A atuação do leiloeiro público é regulada por normas específicas que impõem restrições para preservar a imparcialidade e a confiança inerentes à função. Dentre essas restrições, uma das mais discutidas na atualidade diz respeito à vedação legal de exercer o comércio, direta ou indiretamente.
Contudo, a interpretação desse dispositivo legal tem gerado debates no meio jurídico, especialmente quando a atuação do leiloeiro se dá em conjunto com empresas prestadoras de serviços de apoio.
O que diz a legislação
O Decreto Federal nº 21.981/1932, ainda vigente, estabelece em seu art. 36 que o leiloeiro não pode exercer o comércio. Essa norma foi recepcionada pela Instrução Normativa DREI nº 52/2022, que reafirma a proibição.
A intenção do legislador foi clara: evitar conflitos de interesse e proteger o interesse dos comitentes e do público em geral. O receio é que o leiloeiro, dotado de fé pública, venha a utilizar sua posição para adquirir bens por preços baixos em leilões por ele conduzidos, revender posteriormente e lucrar com a operação.
Comércio x prestação de serviços
Apesar da clareza quanto à vedação ao comércio, é comum que se confundam atividades comerciais com atividades de prestação de serviços. No contexto moderno da leiloaria, isso pode gerar interpretações equivocadas.

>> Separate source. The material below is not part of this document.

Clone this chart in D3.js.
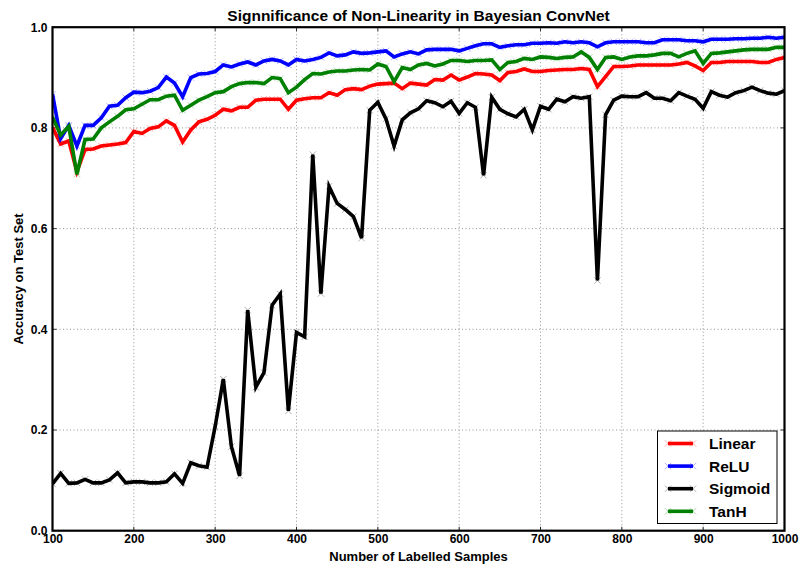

O comércio, em sentido estrito, envolve a intermediação na circulação de bens, com a finalidade de lucro pela revenda. Já a prestação de serviços é uma obrigação de fazer, que abrange atividades como transporte, publicidade, segurança, marketing, tecnologia da informação, entre outras.
Ao constituir empresa para a realização dessas tarefas — essenciais à realização de leilões de médio e grande porte — o leiloeiro não está, por si só, infringindo a vedação legal. A natureza da atividade econômica das empresas contratadas deve ser observada com rigor técnico e jurídico.
Legalidade estrita e interpretação restritiva
O direito administrativo sancionador é regido pela legalidade estrita. Isso significa que a sanção só pode ser aplicada se houver correspondência exata entre a conduta e a norma punitiva. A interpretação extensiva, sobretudo se desfavorável ao administrado, é vedada.
Dessa forma, afirmar que a constituição de uma empresa prestadora de serviços logísticos configura “exercício do comércio” seria promover uma distorção da norma legal. Trata-se de um alargamento indevido do conceito jurídico de comércio, contrariando a lógica do próprio ordenamento.
A modernização da atividade leiloeira
Outro ponto essencial é considerar a evolução da atividade de leiloaria. A realidade atual exige uma estrutura organizacional sofisticada, que inclui diversas áreas técnicas e operacionais. Nenhum profissional consegue conduzir leilões de forma eficiente e segura sem apoio especializado.
Assim, é legítimo — e necessário — que o leiloeiro contrate terceiros para funções auxiliares, desde que não haja envolvimento em atividades comerciais proibidas. A proibição não pode ser interpretada de forma a inviabilizar o exercício regular da profissão, o que atentaria contra os princípios da razoabilidade e da livre iniciativa.
Conflitos concorrenciais e o uso indevido do processo
Infelizmente, o ambiente regulatório também pode ser utilizado como ferramenta de disputa mercadológica. Em alguns casos, denúncias são formuladas não para proteção do interesse público, mas como estratégias anticoncorrenciais.
Esse tipo de conduta, conhecido como sham litigation, representa um uso abusivo dos instrumentos legais e administrativos. Deve ser identificado e coibido, sob pena de desvirtuamento do papel das instituições fiscalizadoras.
Conclusão
A vedação ao exercício do comércio por leiloeiros deve ser interpretada com equilíbrio, técnica e respeito aos princípios constitucionais. Não se pode confundir a organização operacional legítima com o exercício ilícito da atividade comercial.
Ao aplicar sanções, é imprescindível observar a tipicidade estrita da conduta e evitar interpretações que extrapolem os limites legais. O foco deve estar sempre na proteção da imparcialidade da função, e não na punição por atividades auxiliares que, por si só, não configuram infração.